Required task ▸
Print only the lines from the top of the data through the line with "const transTicks=[0,-10,-20,-30,-40,-50];", both included, skipping every picture.

((

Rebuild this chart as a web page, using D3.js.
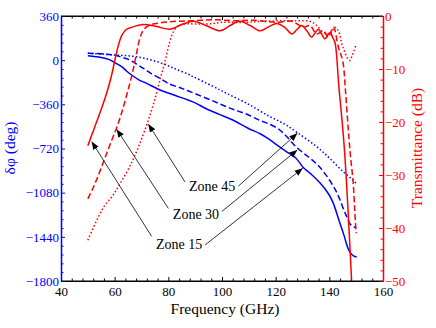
<!DOCTYPE html>
<html><head><meta charset="utf-8">
<script src="https://cdn.jsdelivr.net/npm/d3@7"></script>
<style>body{margin:0;background:#fff}svg{display:block}text{font-family:"Liberation Serif","Times New Roman",serif}</style>
</head><body><svg id="c" width="436" height="328"></svg>
<script>
// ---- data ----
const freqTicks=[40,60,80,100,120,140,160];
const phaseTicks=[360,0,-360,-720,-1080,-1440,-1800];
const transTicks=[0,-10,-20,-30,-40,-50];

// phase (deg) vs frequency (GHz)
const phase15=[[50,36],[55,22],[58,4],[60,-20],[62.6,-53],[64.5,-90],[66.3,-121],[69,-160],[71.9,-189],[76.9,-243],[80,-268],[83.1,-292],[87.3,-325],[90,-348],[94.5,-400],[99,-442],[104,-488],[109.7,-555],[114.2,-600],[117.2,-640],[120.4,-690],[124,-745],[127.6,-800],[130.1,-870],[133,-925],[136.5,-1000],[139.9,-1097],[141.5,-1167],[143.7,-1313],[145.5,-1430],[146.9,-1530],[148,-1575],[149,-1595],[150.2,-1605]];
const phase30=[[50,56],[55,52],[59.5,42],[62.5,25],[65.7,1],[68,-30],[70.7,-66],[73.5,-108],[76.9,-148],[80,-190],[84.4,-225],[87.3,-249],[93,-300],[98,-345],[102.2,-384],[106,-415],[109.7,-445],[114,-490],[117,-515],[121,-560],[124,-620],[128,-715],[132,-785],[135,-840],[137.5,-900],[140,-975],[142.3,-1060],[144,-1140],[145.6,-1232],[146.5,-1276],[147.7,-1335],[148.7,-1352],[150,-1370]];
const phase45=[[50,56],[55,50],[60.1,42],[64,37],[68.2,28],[72,10],[75.7,-12],[79.9,-45],[83,-75],[87.3,-113],[89.3,-135],[94.8,-194],[99.3,-243],[102.2,-276],[109.7,-357],[117.2,-453],[120.9,-493],[124,-530],[128,-590],[135,-700],[140,-797],[145,-906],[148.7,-974],[150.4,-1015]];

// transmittance (dB) vs frequency (GHz)
const trans15=[[50,-24.5],[52.3,-21.3],[54.5,-18.3],[56.8,-14.9],[58.6,-11.7],[60.1,-8.3],[61.4,-5.5],[62.7,-3.6],[64.2,-2.6],[66.5,-2.1],[70.6,-1.6],[75.8,-2.0],[80.6,-2.5],[85,-1.6],[89.3,-1.0],[94,-1.8],[99.3,-2.8],[103,-1.8],[106.7,-1.0],[110.5,-1.8],[114.2,-2.8],[117.5,-2.0],[120.4,-1.4],[123.5,-2.2],[126,-3.4],[128,-2.5],[129.7,-1.8],[131.6,-2.8],[133.4,-4.0],[134.7,-3.2],[135.9,-2.5],[137,-3.3],[138.4,-4.3],[139.3,-3.7],[140.3,-3.1],[141.2,-4.0],[142.1,-5.0],[143.5,-13],[145.6,-25],[148.3,-50]];
const trans30=[[50,-34.5],[51.9,-32.5],[53.8,-30.2],[55.7,-27.7],[57.5,-25.3],[59.4,-22.8],[60.9,-20.9],[62.7,-18.1],[64.6,-14.7],[66.5,-11.0],[68.1,-7.2],[69.4,-4.2],[70.9,-2.5],[73.2,-1.7],[76.9,-1.3],[83,-1.0],[89,-0.9],[97,-0.7],[105,-0.9],[112,-0.8],[120,-1.2],[126,-1.0],[130.3,-2.1],[132.8,-1.8],[135.3,-3.4],[137.8,-2.8],[139.6,-4.0],[141.5,-2.1],[143.4,-5.9],[145,-8.5],[146,-14],[147,-21],[147.8,-26],[148.9,-31.5],[149.5,-37],[150,-41]];
const trans45=[[50,-42.3],[53,-38.9],[56,-36.0],[59.4,-33.8],[62.4,-31.3],[65.7,-28.3],[68.7,-24.9],[71.7,-20.9],[74.7,-16.2],[77.3,-11.3],[79.1,-7.9],[80.6,-4.7],[82.1,-2.8],[83.6,-1.9],[86.2,-1.5],[90,-1.5],[95,-1.5],[100,-1.2],[108,-1.2],[115,-1.0],[122,-0.9],[128,-0.9],[132.8,-1.0],[135.3,-1.8],[137.8,-3.1],[140.3,-3.4],[142.1,-2.1],[143.5,-3.0],[145,-5.8],[147.5,-8.4],[148.5,-7.5],[150,-5.3]];

// annotations: label, label centre (GHz, dB), left tail, red tip (GHz,dB), right tail, blue tip (GHz,deg)
const zoneNames=["Zone 45","Zone 30","Zone 15"];
const zoneLabelPos=[[96.3,-32.1],[90.3,-37.4],[84.0,-43.0]];
const zoneLeftTail=[[86.2,-31.3],[80.0,-36.3],[73.8,-41.6]];
const zoneRedTip=[[72.54,-20.4],[60.76,-21.4],[51.44,-23.7]];
const zoneRightTail=[[106.1,-32.1],[99.9,-36.9],[93.7,-43.2]];
const zoneBlueTip=[[128.07,-596],[128.07,-732],[130.08,-881]];

// ---- chart ----
const SERIF='"Liberation Serif","Times New Roman",serif';
const svg=d3.select("#c");
const L=61,R=383,T=16,B=281;
const x=d3.scaleLinear().domain([40,160]).range([L,R]);
const yL=d3.scaleLinear().domain([-1800,360]).range([B,T]);
const yR=d3.scaleLinear().domain([-50,0]).range([B,T]);

svg.append("defs").append("clipPath").attr("id","clip")
  .append("rect").attr("x",L).attr("y",T).attr("width",R-L).attr("height",B-T);
svg.select("defs").append("marker").attr("id","ah").attr("viewBox","0 0 10 10")
  .attr("refX",10).attr("refY",5).attr("markerWidth",8).attr("markerHeight",8)
  .attr("markerUnits","userSpaceOnUse").attr("orient","auto")
  .append("path").attr("d","M0,1 L10,5 L0,9 Z").attr("fill","#000");

const minorF=d3.range(40,160.1,4).filter(v=>v%20!==0);
const minorP=d3.range(-1800,360.1,72).filter(v=>v%360!==0);
const minorT=d3.range(-50,0.1,2).filter(v=>v%10!==0);
const fmt=d=>String(d).replace("-","\u2212");

function styleAxis(g,color,size){
  g.attr("font-family",SERIF).attr("font-size",size);
  g.select(".domain").attr("stroke",color);
  g.selectAll(".tick line").attr("stroke",color);
  g.selectAll(".tick text").attr("fill",color).attr("font-family",SERIF).style("font-family",SERIF).style("font-size",size+"px");
}
// bottom
let g=svg.append("g").attr("transform",`translate(0,${B})`)
  .call(d3.axisBottom(x).tickValues(freqTicks).tickSizeInner(-4).tickSizeOuter(0).tickPadding(6));
styleAxis(g,"#000",13);
g=svg.append("g").attr("transform",`translate(0,${B})`)
  .call(d3.axisBottom(x).tickValues(minorF).tickSizeInner(-2.5).tickSizeOuter(0).tickFormat(""));
styleAxis(g,"#000",13);
// top
g=svg.append("g").attr("transform",`translate(0,${T})`)
  .call(d3.axisTop(x).tickValues(freqTicks).tickSizeInner(-4).tickSizeOuter(0).tickFormat(""));
styleAxis(g,"#000",13);
g=svg.append("g").attr("transform",`translate(0,${T})`)
  .call(d3.axisTop(x).tickValues(minorF).tickSizeInner(-2.5).tickSizeOuter(0).tickFormat(""));
styleAxis(g,"#000",13);
// left
g=svg.append("g").attr("transform",`translate(${L},0)`)
  .call(d3.axisLeft(yL).tickValues(phaseTicks).tickSizeInner(-4).tickSizeOuter(0).tickPadding(2).tickFormat(fmt));
styleAxis(g,"#0000ff",13);
g.select(".domain").attr("stroke-width",1.5);
g=svg.append("g").attr("transform",`translate(${L},0)`)
  .call(d3.axisLeft(yL).tickValues(minorP).tickSizeInner(-2.5).tickSizeOuter(0).tickFormat(""));
styleAxis(g,"#0000ff",13);
// right
g=svg.append("g").attr("transform",`translate(${R},0)`)
  .call(d3.axisRight(yR).tickValues(transTicks).tickSizeInner(-4).tickSizeOuter(0).tickPadding(2).tickFormat(fmt));
styleAxis(g,"#ff0000",13);
g.select(".domain").attr("stroke-width",1.5);
g=svg.append("g").attr("transform",`translate(${R},0)`)
  .call(d3.axisRight(yR).tickValues(minorT).tickSizeInner(-2.5).tickSizeOuter(0).tickFormat(""));
styleAxis(g,"#ff0000",13);

// curves
const plot=svg.append("g").attr("clip-path","url(#clip)");
const lineL=d3.line().x(d=>x(d[0])).y(d=>yL(d[1])).curve(d3.curveCatmullRom.alpha(0.5));
const lineR=d3.line().x(d=>x(d[0])).y(d=>yR(d[1])).curve(d3.curveCatmullRom.alpha(0.5));
const dashes={solid:null,dash:"6,3",dot:"1.5,2.2"};
[[phase15,"solid"],[phase30,"dash"],[phase45,"dot"]].forEach(([d,s])=>{
  plot.append("path").datum(d).attr("d",lineL).attr("fill","none").attr("stroke","#0000ff")
    .attr("stroke-width",1.5).attr("stroke-dasharray",dashes[s]);
});
[[trans15,"solid"],[trans30,"dash"],[trans45,"dot"]].forEach(([d,s])=>{
  plot.append("path").datum(d).attr("d",lineR).attr("fill","none").attr("stroke","#ff0000")
    .attr("stroke-width",1.5).attr("stroke-dasharray",dashes[s]);
});

// frame lines top/bottom
svg.append("line").attr("x1",L).attr("x2",R).attr("y1",T).attr("y2",T).attr("stroke","#000");
svg.append("line").attr("x1",L).attr("x2",R).attr("y1",B).attr("y2",B).attr("stroke","#000");

// annotations
zoneNames.forEach((name,i)=>{
  svg.append("text").attr("x",x(zoneLabelPos[i][0])).attr("y",yR(zoneLabelPos[i][1]))
    .attr("text-anchor","middle").attr("dy","0.35em").style("font-size","14px").text(name);
  svg.append("line").attr("x1",x(zoneLeftTail[i][0])).attr("y1",yR(zoneLeftTail[i][1]))
    .attr("x2",x(zoneRedTip[i][0])).attr("y2",yR(zoneRedTip[i][1]))
    .attr("stroke","#000").attr("stroke-width",0.8).attr("marker-end","url(#ah)");
  svg.append("line").attr("x1",x(zoneRightTail[i][0])).attr("y1",yR(zoneRightTail[i][1]))
    .attr("x2",x(zoneBlueTip[i][0])).attr("y2",yL(zoneBlueTip[i][1]))
    .attr("stroke","#000").attr("stroke-width",0.8).attr("marker-end","url(#ah)");
});

// axis titles
svg.append("text").attr("x",(L+R)/2+3).attr("y",314).attr("text-anchor","middle")
  .style("font-size","15.5px").text("Frequency (GHz)");
svg.append("text").attr("transform","translate(14.5,148) rotate(-90)").attr("text-anchor","middle")
  .attr("fill","#0000ff").style("font-size","15.5px").text("\u03b4\u03c6 (deg)");
svg.append("text").attr("transform","translate(422,148) rotate(-90)").attr("text-anchor","middle")
  .attr("fill","#ff0000").style("font-size","15.5px").text("Transmittance (dB)");
</script></body></html>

))

The reply ▸
Rebuild this chart as a web page, using D3.js.
<!DOCTYPE html>
<html><head><meta charset="utf-8">
<script src="https://cdn.jsdelivr.net/npm/d3@7"></script>
<style>body{margin:0;background:#fff}svg{display:block}text{font-family:"Liberation Serif","Times New Roman",serif}</style>
</head><body><svg id="c" width="436" height="328"></svg>
<script>
// ---- data ----
const freqTicks=[40,60,80,100,120,140,160];
const phaseTicks=[360,0,-360,-720,-1080,-1440,-1800];
const transTicks=[0,-10,-20,-30,-40,-50];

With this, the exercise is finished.